TOP HEADLINES

Image

USTRC’S NATIONAL FINALS MOVES TO FT WORTH

The move to Texas will open up dates and opportunities for ropers worldwide.


The USTRC’s National Finals presented by Cinch will move to Fort Worth, Texas in September, launching a new chapter in the association’s storied history.


The move will allow ropers from across the globe to bring their horses and their families to compete in one of the premier venues in all of Western sports, the Will Rogers Memorial Center.

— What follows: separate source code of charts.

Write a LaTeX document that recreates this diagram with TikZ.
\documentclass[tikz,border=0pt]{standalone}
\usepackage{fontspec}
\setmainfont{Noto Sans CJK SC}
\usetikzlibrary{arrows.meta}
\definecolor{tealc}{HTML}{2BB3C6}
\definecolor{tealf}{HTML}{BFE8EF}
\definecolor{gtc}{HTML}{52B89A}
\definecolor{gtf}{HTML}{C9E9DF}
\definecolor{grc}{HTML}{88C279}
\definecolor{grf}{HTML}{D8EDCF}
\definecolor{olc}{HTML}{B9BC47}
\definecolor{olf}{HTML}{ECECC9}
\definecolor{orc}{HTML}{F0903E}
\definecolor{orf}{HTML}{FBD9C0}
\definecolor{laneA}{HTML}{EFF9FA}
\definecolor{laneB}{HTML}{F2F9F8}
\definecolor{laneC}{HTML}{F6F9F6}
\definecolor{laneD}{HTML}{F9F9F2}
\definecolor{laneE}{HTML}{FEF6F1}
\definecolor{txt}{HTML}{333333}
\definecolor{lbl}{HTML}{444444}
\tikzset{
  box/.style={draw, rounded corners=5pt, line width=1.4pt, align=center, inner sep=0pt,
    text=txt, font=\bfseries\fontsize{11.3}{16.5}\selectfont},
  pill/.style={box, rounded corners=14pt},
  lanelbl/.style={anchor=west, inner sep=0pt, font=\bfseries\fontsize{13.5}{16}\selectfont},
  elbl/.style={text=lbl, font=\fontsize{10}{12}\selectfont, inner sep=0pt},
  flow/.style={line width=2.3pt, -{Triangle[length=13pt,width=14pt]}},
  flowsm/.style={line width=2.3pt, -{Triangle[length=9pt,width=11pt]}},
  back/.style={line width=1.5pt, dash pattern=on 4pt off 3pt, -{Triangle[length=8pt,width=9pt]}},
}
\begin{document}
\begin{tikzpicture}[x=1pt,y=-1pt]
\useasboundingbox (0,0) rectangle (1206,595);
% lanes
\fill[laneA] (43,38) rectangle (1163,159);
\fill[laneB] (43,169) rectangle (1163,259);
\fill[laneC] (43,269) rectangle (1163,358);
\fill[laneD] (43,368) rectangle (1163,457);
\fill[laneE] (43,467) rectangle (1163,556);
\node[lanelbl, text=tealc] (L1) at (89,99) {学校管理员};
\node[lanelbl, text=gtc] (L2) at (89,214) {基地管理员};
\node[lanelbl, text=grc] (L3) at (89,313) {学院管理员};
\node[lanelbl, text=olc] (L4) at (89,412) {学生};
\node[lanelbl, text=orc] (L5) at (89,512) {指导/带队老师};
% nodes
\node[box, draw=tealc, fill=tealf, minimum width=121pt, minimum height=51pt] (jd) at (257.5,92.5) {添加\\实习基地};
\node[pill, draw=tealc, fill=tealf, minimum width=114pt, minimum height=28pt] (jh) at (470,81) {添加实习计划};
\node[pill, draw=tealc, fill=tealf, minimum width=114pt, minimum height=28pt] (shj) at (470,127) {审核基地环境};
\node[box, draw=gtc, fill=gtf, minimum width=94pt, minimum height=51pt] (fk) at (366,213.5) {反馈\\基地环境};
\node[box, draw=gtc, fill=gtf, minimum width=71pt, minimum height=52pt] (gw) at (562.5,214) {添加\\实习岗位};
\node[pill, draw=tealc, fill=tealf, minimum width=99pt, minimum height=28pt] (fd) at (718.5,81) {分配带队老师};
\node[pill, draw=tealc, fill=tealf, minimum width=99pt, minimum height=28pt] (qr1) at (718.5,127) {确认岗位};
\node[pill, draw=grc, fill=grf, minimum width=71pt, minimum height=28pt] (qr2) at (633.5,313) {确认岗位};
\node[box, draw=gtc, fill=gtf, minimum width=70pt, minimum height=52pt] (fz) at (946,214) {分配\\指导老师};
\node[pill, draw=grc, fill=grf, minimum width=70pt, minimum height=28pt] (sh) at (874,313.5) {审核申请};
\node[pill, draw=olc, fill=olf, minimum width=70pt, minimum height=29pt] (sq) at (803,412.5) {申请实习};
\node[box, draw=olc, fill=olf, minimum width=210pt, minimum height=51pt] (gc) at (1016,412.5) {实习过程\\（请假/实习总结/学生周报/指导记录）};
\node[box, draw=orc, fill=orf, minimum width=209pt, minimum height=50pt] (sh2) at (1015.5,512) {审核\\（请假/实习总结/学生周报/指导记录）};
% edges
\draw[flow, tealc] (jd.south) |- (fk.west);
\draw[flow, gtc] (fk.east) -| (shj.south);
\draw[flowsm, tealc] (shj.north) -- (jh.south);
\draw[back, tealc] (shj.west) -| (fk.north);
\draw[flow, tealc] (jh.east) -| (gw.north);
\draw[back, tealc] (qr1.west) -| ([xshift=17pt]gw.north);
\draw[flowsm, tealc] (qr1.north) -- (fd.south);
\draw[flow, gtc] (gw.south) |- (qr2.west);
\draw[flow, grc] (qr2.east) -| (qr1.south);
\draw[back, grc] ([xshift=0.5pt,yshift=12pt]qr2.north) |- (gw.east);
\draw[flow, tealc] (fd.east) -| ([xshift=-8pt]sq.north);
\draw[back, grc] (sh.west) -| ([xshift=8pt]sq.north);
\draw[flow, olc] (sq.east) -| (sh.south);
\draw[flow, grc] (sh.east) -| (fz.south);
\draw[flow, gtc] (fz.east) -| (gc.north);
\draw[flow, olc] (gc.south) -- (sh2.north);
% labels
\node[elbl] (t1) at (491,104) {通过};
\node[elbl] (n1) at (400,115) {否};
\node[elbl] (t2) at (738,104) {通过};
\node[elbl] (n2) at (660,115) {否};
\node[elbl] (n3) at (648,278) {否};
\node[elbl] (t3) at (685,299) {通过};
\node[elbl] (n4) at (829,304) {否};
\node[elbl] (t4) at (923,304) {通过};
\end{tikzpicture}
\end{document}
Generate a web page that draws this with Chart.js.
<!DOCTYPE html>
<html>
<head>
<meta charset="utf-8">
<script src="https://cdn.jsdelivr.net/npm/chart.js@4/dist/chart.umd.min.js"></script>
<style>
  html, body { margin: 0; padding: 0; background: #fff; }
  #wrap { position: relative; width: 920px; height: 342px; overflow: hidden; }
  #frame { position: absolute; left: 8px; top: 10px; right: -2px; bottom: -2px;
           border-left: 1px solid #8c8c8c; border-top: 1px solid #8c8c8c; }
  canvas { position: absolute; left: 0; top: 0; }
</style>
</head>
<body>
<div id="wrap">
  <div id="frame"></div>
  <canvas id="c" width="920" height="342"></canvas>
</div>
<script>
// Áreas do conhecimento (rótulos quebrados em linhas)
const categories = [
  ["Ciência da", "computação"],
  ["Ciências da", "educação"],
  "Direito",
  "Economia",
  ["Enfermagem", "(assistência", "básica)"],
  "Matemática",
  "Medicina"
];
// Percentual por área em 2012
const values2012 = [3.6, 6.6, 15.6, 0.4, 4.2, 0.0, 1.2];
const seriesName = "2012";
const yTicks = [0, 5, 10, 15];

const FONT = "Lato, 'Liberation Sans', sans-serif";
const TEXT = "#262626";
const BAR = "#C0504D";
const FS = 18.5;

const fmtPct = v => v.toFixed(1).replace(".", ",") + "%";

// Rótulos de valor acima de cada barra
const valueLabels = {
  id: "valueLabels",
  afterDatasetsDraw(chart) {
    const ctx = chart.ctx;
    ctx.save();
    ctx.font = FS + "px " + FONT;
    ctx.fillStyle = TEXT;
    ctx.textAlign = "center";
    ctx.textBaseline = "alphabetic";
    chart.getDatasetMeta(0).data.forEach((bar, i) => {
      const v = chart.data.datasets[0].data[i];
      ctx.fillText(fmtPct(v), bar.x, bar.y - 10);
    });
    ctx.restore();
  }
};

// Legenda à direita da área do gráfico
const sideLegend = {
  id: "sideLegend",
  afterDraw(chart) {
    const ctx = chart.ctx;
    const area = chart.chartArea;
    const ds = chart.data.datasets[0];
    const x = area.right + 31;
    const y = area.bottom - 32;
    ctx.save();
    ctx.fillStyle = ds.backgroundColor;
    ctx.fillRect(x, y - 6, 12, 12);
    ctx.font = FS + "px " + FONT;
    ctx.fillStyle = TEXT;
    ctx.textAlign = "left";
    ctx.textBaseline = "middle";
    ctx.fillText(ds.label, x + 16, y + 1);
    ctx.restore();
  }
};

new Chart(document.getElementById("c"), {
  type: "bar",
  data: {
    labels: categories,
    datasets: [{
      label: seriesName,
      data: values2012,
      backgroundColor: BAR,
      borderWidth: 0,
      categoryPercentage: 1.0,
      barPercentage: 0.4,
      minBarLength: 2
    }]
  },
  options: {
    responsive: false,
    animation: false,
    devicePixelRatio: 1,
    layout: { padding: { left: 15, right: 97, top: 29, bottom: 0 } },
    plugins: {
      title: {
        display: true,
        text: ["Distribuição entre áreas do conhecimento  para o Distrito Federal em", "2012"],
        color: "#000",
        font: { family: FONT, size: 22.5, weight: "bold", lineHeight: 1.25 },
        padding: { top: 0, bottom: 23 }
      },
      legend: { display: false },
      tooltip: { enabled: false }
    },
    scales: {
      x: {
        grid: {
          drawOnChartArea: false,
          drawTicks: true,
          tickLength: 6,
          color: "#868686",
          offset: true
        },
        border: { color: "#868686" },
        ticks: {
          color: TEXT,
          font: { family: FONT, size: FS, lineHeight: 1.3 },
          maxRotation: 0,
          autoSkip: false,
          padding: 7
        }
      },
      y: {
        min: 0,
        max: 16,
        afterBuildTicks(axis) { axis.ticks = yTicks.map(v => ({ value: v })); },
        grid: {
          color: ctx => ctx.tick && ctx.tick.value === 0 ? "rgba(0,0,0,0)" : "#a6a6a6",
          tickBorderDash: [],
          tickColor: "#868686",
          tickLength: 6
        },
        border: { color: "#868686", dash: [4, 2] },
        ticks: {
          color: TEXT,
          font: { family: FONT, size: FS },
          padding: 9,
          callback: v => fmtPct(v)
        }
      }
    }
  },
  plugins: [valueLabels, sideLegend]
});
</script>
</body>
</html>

The 120-acre facility offers ropers indoor stalling, multiple arenas and nearby access to Fort Worth’s iconic cultural district—making it one of the West’s leading vacation destinations.


“Ropers have been asking that we spread out the dates for the industry’s two largest ropings,” Ty Yost, director of roping operations for the USTRC, said. “Ropers are hard workers, and they were having trouble taking time off so close together for both of the big finals, so this should help solve that dilemma. And, for years, there’s been a huge demand to move the USTRC’s National Finals to Texas. This move is about serving the ropers, infusing the event with excitement and giving the industry a place to be each spring.”


The city of Fort Worth offers a cultural district second-to-none in cowboy culture, with a twice-daily cattle drive down Exchange Avenue, concerts and dance halls, steakhouses, barbeque and Mexican restaurants and the best shopping in the West.


“Fort Worth is a hot spot, and the new venue will add excitement,” Yost added. “We’re looking forward to adding events to the National Finals that complement what’s already happening while continuing to make this a roping that the entire family wants to attend. The location will give ropers’ kids, significant others and friends a new place to play while competitors rope for hundreds of thousands in payout and one of the industry’s best prize lines.”


This will make the third move in the 31-year history of the USTRC’s National Finals that started in 1990 in Guthrie, Oklahoma, at the Lazy E Arena, then moved to Oklahoma City in 1996.